Paul Senyol’s energetic and playful paintings are a crafted response to his wonderings through various land and cityscapes. The colours and textures of urban and natural environments inform his spontaneous practice in the studio where every material he uses – acrylics, pastels, ink, pencils and spray paint – is chosen for the particular mark it can contribute to a finished composition. 

Jo Hummel

Towards abstraction the work of British artist Jo Hummel is characterised by a painted and paper collaged surface on which she employs spontaneous variations of space, colour and form. Speaking about the making of the work, Hummel describes her chosen material (paper) as domestic and ephemeral. Her paintings are built up in layers and with joinery, often revealing fault lines and scars. For her the action of making is an essential ritual used to make sense of, and fuse her internal and external environments. 

Jennifer Morrison

Moving further into the realm of abstraction the paintings of London-based South African artist Jennifer Morrison project a preoccupation with colour, texture, form and the richness and flexibility of oil paint. They are unapologetically fierce in their celebration of the process of painting wherein the medium and method of their making is itself the message.

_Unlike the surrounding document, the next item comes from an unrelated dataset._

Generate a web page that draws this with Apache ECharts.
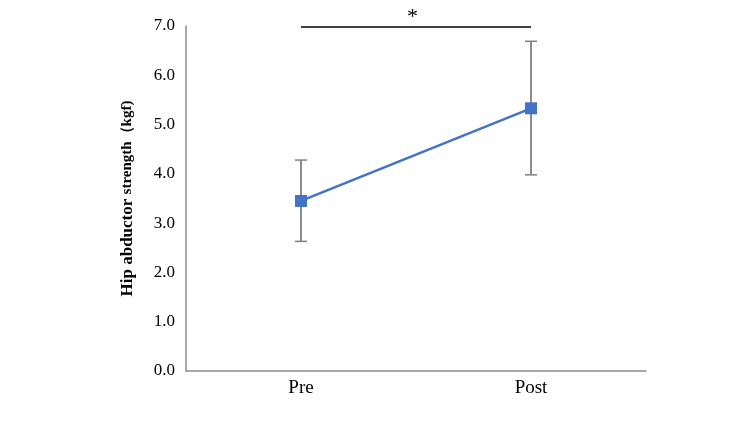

Having explored the language of abstraction in painting for decades she is drawn to the relationship of one colour to another, mark making and the quality of brushstrokes. Morrison’s swirling, gestural marks are immediate and direct and challenge the viewers expectation of a painting: Telling a story is not her objective; it is the visual, emotional, intuitive impact and experience that is central to her practice.